Example: In cell A3, I have name; In cell C5, I have age; In cell F4, I have a profession; In cell F10 I have the city; In cell J22, I have an Opinion about a product. How can I build a new dataframe that shows me the columns:
NAME AGE PROFESSION CITY OPINION
and in each row the data extracted from each worksheet that is in the folder?

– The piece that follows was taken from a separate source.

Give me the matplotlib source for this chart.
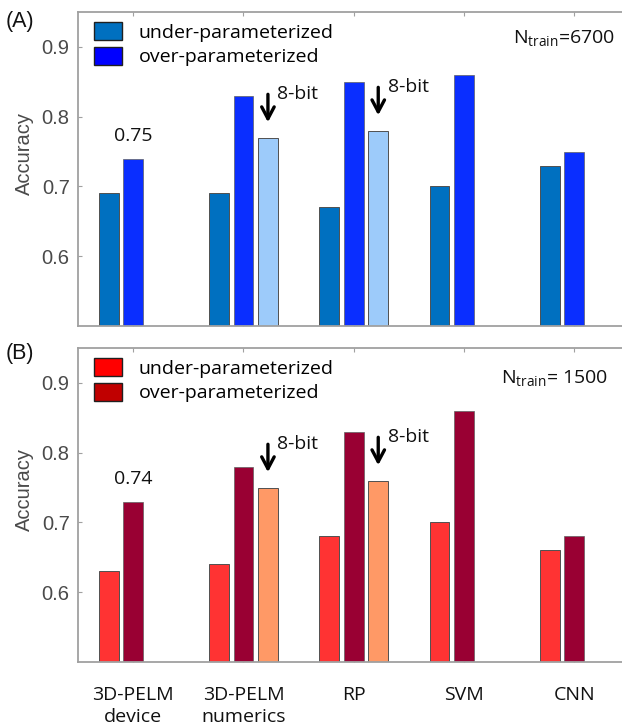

Thank you very much in advance.
CodePudding user response:
For example, the Excel sheets (i.e. saved as csv file) are at your current working directory:
Reading csv files in R, the first column is index, so A corresponding to the second column, B -> the third, and so on...
=> A3 -> [3, 2]
C5 -> [5, 4]
F4 -> [4, 7]
F10 -> [10, 7]
J22 -> [22, 11]
You can do the following:
files <- list.files(".")
df <- data.frame(matrix(NA, nrow=length(files),
ncol=5))
colnames(df) <- c("NAME", "AGE", "PROFESSION", "CITY", "OPINION")
for(i in 1:length(files)){
raw_read <- read.csv(files[i])
df[i,] <- c(raw_read[3,2],
raw_read[5,4],
raw_read[4,7],
raw_read[10,7],
raw_read[22,11])
}
Change read.csv()
to other function for other formats of file.